We've put this group together because they represent print and broadcast and so-called legacy media and new media, and also media geared toward specific audiences. And I started by asking Ryan Grim about how he saw his news organization's role in covering the campaign so far.
RYAN GRIM: I mean, at the Huffington Post, we've done everything we can throughout the campaign to try to resist normalizing this candidate and to show that he's an extremist and he's kind of a unique threat to democracy, which is actually - that's a phrase that the Washington Post editorial board remarkably used I believe a week ago. Wednesday night at the Democratic National Convention, President Obama went so far as to warn about tyranny. He used the phrase homegrown demagogue.
And if you step back, that's a remarkable moment. This is one major party talking about the other major party's nominee in a way that calls into question their commitment to democracy. And I think that it's about time that that is happening. But for too long, the media kind of allowed him to be treated as somebody who is a normal part of the process.
MARTIN: Michael, what do you say about this? I know that you were particularly impressed with a piece by the New York Times public editor, Liz Spayd, where she says that readers who say they're not conservatives have complained that the Times is biased against the Republican nominee, and that she says that the perception that the paper has a liberal bent is very dangerous and can't continue.
But she also says it's kind of reflective of really a bigger problem, that people are increasingly turning to news sources with a definite liberal or conservative bent and that's really what they're seeking. What's - first of all, what's your takeaway on the question I ask? And tell me more about why you were impressed with Liz Spayd's piece.
MICHAEL ORESKES, BYLINE: Sure. I think it's very important, though, to think a lot about what happens now because everything that's happened up to now was a selection process. And you can even debate how much the media should have a role in selection. So there's a whole question about that. There's no question we have a crucial role now, and that crucial role is providing to all of the citizens of the country the information that they need to make sound decisions.
In my view, which is, you know, not the universal view among journalists, our role is not to lean into or away from any particular candidate, but to lean very hard into full-throated information - to reveal whatever needs to be revealed, to explain what needs to be explained.
And one of the reasons I thought that Liz Spayd's column was so important was it really highlighted the dangers of taking sides because once you start partisanizing (ph) your journalism, that's something that can last way beyond any one season. And one of the real tragedies of this election year would be if, in the end, the legacy of Donald Trump was to drive journalism even further into its corners.

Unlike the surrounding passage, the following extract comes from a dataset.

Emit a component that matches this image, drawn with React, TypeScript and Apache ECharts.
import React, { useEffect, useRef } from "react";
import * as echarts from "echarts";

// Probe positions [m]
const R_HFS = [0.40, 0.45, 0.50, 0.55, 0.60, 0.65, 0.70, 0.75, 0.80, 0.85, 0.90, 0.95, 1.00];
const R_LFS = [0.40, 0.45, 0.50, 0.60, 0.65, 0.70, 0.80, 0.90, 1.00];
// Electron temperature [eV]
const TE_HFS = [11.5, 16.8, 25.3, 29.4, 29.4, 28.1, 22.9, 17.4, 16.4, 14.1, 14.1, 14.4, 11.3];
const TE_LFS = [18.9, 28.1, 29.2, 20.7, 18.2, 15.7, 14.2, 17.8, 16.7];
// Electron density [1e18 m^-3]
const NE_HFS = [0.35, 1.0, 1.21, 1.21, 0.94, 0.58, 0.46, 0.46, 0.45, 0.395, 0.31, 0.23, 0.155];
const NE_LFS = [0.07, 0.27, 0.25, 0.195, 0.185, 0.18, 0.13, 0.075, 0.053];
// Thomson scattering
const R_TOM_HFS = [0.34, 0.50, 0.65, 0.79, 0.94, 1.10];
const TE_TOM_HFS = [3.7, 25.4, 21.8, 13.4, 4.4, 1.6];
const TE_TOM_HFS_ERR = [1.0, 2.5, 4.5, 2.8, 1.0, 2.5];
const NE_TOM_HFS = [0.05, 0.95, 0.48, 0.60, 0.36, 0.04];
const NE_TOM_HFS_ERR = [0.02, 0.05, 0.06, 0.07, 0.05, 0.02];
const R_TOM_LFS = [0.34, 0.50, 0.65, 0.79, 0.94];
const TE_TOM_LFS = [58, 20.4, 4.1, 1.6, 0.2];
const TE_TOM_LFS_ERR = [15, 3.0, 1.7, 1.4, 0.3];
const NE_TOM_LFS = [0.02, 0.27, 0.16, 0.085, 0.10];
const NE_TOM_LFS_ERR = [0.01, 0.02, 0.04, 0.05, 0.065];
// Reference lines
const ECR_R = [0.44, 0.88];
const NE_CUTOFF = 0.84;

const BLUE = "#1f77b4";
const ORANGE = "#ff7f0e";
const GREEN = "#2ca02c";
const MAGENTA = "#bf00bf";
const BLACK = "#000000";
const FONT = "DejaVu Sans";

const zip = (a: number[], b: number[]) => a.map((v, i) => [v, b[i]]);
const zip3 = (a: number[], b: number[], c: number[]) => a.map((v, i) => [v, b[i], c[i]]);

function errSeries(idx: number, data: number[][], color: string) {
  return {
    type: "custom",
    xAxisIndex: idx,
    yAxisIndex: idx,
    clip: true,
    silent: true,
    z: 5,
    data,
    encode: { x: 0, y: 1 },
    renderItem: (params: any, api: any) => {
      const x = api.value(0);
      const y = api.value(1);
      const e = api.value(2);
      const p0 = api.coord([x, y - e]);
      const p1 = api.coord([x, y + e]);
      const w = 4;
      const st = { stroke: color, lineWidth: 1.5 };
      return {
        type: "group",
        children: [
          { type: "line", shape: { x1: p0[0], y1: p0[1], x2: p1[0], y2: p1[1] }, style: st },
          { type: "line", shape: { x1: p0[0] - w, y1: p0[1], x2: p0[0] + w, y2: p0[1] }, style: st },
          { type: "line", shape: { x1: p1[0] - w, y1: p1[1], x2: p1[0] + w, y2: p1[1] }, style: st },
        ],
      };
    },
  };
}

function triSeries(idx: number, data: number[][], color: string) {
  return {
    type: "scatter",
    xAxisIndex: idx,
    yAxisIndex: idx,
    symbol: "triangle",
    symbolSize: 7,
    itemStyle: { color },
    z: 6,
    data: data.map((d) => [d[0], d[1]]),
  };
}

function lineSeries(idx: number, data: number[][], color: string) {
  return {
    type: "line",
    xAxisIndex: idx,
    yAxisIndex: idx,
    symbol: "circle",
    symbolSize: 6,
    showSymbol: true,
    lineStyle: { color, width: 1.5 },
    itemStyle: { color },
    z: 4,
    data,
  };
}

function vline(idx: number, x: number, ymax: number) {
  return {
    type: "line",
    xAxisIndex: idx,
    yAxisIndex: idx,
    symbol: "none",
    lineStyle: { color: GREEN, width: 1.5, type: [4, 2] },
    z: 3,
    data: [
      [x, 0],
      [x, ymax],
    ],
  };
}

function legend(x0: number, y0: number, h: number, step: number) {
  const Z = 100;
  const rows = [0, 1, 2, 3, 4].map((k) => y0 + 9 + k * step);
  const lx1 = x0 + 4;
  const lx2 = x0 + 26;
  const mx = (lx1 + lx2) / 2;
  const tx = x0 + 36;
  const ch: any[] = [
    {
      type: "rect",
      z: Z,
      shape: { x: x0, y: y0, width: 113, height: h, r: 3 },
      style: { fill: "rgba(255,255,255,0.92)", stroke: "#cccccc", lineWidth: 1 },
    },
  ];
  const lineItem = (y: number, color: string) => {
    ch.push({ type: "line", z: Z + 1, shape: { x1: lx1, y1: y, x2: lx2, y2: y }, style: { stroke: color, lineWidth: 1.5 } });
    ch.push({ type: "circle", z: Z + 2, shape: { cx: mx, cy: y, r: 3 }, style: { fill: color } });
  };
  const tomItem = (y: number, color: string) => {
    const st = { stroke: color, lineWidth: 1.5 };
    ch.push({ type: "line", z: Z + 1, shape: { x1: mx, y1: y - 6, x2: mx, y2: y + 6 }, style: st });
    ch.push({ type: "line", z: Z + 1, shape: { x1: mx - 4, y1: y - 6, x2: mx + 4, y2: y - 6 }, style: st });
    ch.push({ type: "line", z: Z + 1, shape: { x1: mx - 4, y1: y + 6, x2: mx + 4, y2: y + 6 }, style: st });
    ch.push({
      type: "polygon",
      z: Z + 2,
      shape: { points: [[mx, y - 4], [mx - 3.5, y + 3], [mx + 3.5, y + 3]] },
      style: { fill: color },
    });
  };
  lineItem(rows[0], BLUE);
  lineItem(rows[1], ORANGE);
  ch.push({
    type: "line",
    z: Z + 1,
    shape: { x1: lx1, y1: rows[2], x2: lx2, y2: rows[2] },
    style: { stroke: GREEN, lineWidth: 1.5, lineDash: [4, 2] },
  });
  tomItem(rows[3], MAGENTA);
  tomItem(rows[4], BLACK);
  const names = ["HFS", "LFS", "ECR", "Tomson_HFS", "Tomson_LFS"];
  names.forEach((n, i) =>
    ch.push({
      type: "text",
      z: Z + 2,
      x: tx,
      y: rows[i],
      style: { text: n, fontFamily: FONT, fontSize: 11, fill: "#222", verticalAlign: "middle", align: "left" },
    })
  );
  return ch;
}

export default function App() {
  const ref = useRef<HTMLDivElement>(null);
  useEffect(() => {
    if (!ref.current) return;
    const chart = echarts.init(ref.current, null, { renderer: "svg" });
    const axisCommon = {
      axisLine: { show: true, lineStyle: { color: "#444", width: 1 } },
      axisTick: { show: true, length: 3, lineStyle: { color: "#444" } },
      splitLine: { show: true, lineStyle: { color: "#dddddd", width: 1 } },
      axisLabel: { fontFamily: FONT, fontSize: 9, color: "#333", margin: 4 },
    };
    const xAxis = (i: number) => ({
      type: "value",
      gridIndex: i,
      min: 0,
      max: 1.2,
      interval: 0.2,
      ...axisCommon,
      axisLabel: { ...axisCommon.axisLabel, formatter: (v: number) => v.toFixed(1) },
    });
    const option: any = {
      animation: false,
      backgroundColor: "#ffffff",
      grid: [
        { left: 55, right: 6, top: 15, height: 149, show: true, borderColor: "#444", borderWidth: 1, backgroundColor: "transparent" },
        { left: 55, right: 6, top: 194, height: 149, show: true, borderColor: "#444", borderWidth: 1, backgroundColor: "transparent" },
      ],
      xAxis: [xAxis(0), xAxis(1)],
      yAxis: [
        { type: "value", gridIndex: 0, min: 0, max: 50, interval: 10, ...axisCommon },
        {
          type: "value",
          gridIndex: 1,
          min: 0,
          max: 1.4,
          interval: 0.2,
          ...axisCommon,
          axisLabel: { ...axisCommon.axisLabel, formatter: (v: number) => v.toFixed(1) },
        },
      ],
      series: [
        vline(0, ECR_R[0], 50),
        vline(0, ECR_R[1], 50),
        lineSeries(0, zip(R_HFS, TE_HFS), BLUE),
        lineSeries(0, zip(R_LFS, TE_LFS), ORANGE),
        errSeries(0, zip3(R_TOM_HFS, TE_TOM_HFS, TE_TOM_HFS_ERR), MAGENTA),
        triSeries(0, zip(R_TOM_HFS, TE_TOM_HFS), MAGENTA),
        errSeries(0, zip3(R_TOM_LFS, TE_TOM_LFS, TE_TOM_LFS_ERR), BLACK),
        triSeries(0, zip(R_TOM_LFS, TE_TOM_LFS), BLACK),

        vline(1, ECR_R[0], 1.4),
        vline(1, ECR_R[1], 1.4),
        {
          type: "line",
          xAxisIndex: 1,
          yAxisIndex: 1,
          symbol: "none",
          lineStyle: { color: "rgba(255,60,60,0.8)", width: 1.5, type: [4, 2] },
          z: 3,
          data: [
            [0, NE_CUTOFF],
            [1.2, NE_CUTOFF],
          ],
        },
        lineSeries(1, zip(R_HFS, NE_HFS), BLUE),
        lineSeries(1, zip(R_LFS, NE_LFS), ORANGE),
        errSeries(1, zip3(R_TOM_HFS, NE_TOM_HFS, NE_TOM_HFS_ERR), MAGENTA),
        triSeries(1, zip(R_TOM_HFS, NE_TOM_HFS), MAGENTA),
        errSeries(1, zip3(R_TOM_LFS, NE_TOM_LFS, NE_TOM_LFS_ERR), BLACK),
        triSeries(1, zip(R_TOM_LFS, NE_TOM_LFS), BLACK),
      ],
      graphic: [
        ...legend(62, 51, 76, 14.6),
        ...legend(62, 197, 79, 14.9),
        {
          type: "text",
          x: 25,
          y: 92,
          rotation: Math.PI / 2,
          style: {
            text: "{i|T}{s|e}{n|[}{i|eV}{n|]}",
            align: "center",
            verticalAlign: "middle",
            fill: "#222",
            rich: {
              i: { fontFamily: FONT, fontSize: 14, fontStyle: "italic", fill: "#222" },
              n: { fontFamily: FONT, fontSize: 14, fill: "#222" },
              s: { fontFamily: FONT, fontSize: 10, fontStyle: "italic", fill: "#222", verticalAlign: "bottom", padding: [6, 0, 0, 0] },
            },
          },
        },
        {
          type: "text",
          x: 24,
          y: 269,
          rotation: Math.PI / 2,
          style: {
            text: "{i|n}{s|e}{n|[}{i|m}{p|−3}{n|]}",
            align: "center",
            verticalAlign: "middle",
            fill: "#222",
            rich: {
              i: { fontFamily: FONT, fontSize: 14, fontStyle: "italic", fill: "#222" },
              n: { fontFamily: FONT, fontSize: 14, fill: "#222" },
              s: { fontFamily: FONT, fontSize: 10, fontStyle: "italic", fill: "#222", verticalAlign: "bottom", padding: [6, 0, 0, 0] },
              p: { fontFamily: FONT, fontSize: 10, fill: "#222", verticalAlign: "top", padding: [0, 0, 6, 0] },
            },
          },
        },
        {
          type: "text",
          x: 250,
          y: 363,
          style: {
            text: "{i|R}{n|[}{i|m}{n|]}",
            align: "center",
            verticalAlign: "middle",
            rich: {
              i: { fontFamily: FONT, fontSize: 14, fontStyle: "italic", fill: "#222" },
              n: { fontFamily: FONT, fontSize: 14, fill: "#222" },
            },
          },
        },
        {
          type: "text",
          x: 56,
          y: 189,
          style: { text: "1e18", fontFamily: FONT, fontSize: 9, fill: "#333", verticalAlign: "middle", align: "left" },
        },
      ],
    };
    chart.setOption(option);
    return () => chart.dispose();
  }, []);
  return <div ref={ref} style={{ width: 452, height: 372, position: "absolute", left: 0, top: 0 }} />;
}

MARTIN: Well, you know, David, you play an interesting role because you actually do something that Liz Spayd has criticized in the sense that you both report on the candidates, but you also write opinion columns. For example, you had a column scolding people for feeling that they could judge Donald Trump's - the depth of his faith, you know, for example. Now, the fact is there are evangelicals who are not of one mind about Donald Trump. How do you see your role in that?

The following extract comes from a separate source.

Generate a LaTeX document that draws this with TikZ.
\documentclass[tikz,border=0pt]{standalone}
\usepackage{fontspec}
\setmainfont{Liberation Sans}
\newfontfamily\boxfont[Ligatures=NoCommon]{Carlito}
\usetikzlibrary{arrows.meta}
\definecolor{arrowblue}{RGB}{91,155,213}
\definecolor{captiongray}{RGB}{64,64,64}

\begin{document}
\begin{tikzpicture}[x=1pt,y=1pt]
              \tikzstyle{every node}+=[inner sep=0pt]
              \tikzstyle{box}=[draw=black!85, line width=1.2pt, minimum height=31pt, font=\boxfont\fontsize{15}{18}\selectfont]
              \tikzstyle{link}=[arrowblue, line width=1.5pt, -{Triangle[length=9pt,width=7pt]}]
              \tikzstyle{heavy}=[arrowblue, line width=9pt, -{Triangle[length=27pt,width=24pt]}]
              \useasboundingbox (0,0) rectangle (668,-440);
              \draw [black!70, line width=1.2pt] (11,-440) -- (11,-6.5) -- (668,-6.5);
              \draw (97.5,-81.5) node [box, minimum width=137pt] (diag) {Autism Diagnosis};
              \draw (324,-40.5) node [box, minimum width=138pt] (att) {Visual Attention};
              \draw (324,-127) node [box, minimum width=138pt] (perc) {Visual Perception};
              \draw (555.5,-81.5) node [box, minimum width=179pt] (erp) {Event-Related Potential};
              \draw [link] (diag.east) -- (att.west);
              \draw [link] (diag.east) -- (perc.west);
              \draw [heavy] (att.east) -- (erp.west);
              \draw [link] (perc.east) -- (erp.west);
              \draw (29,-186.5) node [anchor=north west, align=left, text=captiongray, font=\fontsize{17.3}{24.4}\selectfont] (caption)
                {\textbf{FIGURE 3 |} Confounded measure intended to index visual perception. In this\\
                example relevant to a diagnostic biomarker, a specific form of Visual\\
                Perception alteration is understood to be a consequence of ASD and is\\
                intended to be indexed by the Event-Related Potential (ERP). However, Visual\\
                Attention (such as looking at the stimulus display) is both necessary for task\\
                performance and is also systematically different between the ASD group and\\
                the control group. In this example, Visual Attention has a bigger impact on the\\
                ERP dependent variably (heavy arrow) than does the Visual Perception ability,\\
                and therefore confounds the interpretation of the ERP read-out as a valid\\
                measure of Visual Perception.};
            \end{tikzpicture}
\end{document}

DAVID BRODY: Well, to represent both sides. And so for example, there'll be articles that I'll write about how Donald Trump had a bad moment in Iowa - and I was referring to the time that he was mocking Ben Carson and his life story, calling him an OK doctor (laughter). So - I mean, there are certain times where he needs to be called out on certain things that he does. And at the same time, evangelicals are going about 30 to 35 percent for Donald Trump. That's an extraordinary number, and it's something I needed to explain.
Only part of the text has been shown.